People v. Bloom

Judgment unanimously affirmed. Memorandum: County Court erred in *976denying the motion to suppress physical evidence seized from defendant following his warrantless arrest at his residence. “[S]earches and seizures inside a home without a warrant are presumptively unreasonable” (Payton v New York, 445 US 573, 586), and the People did not meet their burden of overcoming that presumption (see, People v Vennor, 176 AD2d 1217, 1218; People v Cruz, 149 AD2d 151, 159-160). The record does not support the court’s determination that exigent circumstances justified the failure of the police to obtain a warrant. “There was certainly no evidence that the police were in hot pursuit of a fleeing felon” (People v Ramos, 206 AD2d 260, 261); the robbery occurred approximately 21 hours before the police observed defendant enter his residence. There is also no indication that defendant was aware of the presence of the police and therefore likely to escape or destroy evidence (see, People v Ramos, supra, at 261; People v Vennor, supra, at 1218; People v Kilgore, 170 AD2d 1008). The weapons used in the robbery had been recovered and there was no evidence that defendant was armed (see, People v Ramos, supra, at 261). Finally, the Chief of Police acknowledged that he could have obtained a warrant while other officers surrounded the house (see, People v Ramos, supra, at 262; People v Vennor, supra, at 1218).

Reversal is not required, however, because admission of the illegally obtained evidence is harmless error. The proof of guilt is overwhelming, and there is no reasonable possibility that admission of the fruits of the illegal arrest contributed to the conviction (see, People v Williams, 78 AD2d 558, lv denied 52 NY2d 839; see also, People v Rivas, 214 AD2d 996, lv denied 86 NY2d 801).

We reject the contention that defendant’s right to be present at all material stages of the trial was violated when the court, with counsel present, conducted a hearing in defendant’s absence on the possible disqualification of a sworn juror (see, People v Aguilera, 82 NY2d 23, 34; People v Torres, 80 NY2d 944, 945, rearg denied 81 NY2d 784; People v Mardis, 190 AD2d 866, 867, lv denied 81 NY2d 1076). The record does not support the further contention that defendant was denied his right to be present during the portion of voir dire conducted in chambers and at sidebar conferences with prospective jurors.
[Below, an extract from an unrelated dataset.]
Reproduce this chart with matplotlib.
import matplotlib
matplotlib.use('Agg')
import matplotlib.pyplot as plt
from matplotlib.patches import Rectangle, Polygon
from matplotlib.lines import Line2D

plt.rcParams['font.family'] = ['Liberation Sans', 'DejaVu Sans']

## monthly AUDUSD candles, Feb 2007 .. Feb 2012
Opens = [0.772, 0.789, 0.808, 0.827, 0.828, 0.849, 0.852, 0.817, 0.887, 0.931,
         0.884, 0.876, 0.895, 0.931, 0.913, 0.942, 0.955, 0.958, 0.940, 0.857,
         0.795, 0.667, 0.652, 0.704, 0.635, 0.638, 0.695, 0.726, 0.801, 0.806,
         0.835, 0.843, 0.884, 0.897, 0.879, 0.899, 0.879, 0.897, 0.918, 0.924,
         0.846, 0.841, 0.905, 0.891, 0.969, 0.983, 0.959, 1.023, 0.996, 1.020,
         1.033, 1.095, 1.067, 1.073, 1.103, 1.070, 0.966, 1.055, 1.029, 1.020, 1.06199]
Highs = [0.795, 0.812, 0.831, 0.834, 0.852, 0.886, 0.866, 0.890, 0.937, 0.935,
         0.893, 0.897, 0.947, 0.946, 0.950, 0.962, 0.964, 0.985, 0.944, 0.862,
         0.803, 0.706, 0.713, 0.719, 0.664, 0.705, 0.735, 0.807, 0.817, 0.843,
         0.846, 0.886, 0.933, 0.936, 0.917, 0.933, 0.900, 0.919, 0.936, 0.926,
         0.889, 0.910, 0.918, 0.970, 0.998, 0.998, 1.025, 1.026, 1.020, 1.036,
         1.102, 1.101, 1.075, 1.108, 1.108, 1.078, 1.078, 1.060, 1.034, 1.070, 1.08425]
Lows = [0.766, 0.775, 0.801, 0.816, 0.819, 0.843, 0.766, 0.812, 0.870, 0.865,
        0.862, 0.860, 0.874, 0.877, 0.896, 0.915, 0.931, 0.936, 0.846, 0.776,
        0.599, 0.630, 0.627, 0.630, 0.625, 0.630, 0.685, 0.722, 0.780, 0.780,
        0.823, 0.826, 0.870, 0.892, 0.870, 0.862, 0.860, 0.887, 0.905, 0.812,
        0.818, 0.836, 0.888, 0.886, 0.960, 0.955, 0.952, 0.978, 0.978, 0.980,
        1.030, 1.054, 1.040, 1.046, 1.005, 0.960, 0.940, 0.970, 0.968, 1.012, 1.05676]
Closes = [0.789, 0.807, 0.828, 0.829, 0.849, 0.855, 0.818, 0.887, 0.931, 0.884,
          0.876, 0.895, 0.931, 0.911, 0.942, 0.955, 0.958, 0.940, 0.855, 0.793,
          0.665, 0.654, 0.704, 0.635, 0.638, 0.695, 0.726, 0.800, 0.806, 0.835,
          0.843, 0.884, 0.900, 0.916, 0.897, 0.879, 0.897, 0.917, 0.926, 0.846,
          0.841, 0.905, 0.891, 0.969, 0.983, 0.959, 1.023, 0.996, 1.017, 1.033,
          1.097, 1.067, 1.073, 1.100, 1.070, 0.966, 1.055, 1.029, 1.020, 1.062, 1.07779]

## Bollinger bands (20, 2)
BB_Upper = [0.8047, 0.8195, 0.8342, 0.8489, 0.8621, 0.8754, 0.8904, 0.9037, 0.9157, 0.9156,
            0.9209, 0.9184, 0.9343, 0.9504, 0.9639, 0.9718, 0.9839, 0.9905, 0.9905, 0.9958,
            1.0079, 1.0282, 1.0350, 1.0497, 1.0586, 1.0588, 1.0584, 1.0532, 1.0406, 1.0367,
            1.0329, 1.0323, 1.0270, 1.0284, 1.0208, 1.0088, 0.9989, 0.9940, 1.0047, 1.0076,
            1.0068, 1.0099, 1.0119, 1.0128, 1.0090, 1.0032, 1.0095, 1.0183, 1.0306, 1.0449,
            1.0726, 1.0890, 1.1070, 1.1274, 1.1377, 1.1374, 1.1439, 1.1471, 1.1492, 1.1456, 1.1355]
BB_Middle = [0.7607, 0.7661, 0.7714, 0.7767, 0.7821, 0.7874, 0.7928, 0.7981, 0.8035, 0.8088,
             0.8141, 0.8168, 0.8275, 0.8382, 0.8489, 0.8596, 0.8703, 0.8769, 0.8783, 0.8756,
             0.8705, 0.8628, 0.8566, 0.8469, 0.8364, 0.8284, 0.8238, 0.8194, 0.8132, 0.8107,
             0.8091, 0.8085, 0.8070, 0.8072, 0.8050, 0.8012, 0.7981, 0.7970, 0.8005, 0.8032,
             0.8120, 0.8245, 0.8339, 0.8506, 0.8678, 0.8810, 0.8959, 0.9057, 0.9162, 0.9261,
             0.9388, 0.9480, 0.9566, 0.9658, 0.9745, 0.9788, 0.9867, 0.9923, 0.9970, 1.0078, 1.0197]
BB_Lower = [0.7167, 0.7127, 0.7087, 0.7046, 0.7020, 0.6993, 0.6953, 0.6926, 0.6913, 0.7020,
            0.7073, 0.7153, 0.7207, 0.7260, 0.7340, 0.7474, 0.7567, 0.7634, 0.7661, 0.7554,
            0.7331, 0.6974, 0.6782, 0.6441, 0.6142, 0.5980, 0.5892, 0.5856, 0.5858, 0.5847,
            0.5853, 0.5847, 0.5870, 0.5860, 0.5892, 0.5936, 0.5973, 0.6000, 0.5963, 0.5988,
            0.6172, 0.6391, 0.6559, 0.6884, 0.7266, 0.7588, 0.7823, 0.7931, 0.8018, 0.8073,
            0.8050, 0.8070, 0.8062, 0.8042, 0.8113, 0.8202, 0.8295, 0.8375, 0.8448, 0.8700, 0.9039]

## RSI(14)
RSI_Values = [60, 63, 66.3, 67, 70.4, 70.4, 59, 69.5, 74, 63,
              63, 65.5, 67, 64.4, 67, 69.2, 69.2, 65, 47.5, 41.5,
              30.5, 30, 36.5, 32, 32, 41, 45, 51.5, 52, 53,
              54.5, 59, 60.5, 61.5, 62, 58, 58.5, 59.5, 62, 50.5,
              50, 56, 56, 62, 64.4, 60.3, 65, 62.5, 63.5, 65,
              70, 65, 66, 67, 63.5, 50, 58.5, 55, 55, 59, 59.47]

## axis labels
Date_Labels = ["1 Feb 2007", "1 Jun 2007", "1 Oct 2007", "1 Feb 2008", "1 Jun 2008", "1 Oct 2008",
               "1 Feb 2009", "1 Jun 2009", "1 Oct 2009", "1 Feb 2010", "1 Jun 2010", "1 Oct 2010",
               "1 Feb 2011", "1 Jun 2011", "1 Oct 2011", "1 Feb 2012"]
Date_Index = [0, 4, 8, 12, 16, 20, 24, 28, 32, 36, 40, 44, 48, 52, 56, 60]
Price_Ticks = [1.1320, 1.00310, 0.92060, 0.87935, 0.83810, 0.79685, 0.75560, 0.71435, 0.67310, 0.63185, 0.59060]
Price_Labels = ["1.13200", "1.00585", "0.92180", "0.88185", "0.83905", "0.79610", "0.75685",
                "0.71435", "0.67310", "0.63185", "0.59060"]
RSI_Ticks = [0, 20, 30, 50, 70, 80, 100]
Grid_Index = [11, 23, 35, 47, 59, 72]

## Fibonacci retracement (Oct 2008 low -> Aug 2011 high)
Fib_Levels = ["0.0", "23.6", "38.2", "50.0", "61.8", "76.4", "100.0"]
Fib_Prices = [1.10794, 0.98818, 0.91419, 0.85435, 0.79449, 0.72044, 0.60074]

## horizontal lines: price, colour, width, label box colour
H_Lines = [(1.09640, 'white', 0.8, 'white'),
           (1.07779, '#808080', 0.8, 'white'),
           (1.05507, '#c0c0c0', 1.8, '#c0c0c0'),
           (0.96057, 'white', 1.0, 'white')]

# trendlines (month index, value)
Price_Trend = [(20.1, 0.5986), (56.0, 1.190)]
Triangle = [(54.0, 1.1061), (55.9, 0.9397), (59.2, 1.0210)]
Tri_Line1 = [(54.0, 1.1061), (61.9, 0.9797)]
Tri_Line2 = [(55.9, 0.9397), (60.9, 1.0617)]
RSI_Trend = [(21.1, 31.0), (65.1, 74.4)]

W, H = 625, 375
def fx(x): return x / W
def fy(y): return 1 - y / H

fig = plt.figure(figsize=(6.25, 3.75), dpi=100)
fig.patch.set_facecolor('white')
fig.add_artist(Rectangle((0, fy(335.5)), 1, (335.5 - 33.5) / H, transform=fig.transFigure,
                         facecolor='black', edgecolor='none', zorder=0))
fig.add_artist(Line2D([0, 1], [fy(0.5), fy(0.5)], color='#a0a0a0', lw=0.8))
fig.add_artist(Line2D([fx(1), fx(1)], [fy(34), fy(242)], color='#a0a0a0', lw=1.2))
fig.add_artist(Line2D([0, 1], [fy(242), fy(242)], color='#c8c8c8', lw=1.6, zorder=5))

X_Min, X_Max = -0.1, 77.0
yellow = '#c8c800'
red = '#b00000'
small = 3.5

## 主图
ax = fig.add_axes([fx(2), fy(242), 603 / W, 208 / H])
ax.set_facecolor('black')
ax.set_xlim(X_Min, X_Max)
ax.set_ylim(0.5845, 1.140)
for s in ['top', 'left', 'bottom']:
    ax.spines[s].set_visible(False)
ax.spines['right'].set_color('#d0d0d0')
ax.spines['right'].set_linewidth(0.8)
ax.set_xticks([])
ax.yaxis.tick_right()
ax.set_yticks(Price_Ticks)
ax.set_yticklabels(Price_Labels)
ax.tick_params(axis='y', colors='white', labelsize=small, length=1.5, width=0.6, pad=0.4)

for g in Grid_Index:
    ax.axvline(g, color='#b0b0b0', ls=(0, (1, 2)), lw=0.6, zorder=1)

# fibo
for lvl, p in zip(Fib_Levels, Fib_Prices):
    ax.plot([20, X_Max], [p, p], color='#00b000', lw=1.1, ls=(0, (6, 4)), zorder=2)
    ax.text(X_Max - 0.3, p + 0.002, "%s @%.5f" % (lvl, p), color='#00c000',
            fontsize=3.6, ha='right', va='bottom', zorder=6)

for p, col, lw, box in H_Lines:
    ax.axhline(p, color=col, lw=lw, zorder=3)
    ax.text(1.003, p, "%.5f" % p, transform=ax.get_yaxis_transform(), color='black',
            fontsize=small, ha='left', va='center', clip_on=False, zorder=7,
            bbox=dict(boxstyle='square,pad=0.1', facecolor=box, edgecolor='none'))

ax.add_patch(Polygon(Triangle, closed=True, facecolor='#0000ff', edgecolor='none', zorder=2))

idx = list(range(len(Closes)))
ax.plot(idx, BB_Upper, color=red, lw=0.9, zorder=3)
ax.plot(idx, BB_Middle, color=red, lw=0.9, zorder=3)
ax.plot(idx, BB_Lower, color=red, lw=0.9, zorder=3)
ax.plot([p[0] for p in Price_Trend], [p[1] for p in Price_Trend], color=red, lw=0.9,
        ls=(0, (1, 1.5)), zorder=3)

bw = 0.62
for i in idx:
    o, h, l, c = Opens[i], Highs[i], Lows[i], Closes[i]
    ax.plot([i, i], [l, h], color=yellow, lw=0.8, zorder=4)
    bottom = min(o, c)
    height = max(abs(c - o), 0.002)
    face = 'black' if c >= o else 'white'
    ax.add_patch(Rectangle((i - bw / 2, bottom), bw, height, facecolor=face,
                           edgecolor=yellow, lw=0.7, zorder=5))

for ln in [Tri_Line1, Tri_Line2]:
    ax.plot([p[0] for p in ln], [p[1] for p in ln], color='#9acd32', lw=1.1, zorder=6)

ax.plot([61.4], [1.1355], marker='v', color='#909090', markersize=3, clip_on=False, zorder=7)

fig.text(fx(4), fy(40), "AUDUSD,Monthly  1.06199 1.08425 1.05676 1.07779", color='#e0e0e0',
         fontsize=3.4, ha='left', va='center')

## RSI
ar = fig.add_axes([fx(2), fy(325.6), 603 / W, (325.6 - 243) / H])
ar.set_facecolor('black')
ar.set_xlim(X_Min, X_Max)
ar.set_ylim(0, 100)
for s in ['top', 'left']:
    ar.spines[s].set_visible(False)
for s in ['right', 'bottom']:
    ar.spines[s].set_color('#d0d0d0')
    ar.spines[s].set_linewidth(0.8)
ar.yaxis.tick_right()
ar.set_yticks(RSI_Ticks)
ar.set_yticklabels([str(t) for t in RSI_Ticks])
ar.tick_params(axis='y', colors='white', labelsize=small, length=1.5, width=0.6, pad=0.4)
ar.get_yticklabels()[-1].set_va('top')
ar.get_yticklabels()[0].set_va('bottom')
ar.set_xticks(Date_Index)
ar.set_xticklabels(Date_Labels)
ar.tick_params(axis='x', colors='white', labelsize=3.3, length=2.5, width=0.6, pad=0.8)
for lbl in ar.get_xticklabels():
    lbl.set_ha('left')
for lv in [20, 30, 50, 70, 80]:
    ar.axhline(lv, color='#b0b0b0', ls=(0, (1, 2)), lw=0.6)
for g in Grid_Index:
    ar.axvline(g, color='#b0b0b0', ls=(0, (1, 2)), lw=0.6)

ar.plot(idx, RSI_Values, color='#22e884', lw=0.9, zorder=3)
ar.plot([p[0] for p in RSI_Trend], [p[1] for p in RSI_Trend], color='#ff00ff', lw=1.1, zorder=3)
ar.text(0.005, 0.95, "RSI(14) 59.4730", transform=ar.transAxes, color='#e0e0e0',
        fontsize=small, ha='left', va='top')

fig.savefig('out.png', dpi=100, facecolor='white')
Defendant failed to preserve for our review his contentions that the court erroneously instructed the jury with respect to the burden of proof in its charge on reasonable doubt (see, People v Robinson, 88 NY2d 1001, 1001-1002) and the alibi defense (see, People v Babis, 202 AD2d 601, lv denied 83 NY2d 908; People v Howard, 153 AD2d 903, 905). We decline to *977exercise our power to review those contentions as a matter of discretion in the interest of justice (see, CPL 470.15 [6] [a]). (Appeal from Judgment of Orleans County Court, Punch, J.— Robbery, 1st Degree.) Present—Green, J. P., Lawton, Doerr, Boehm and Fallon, JJ.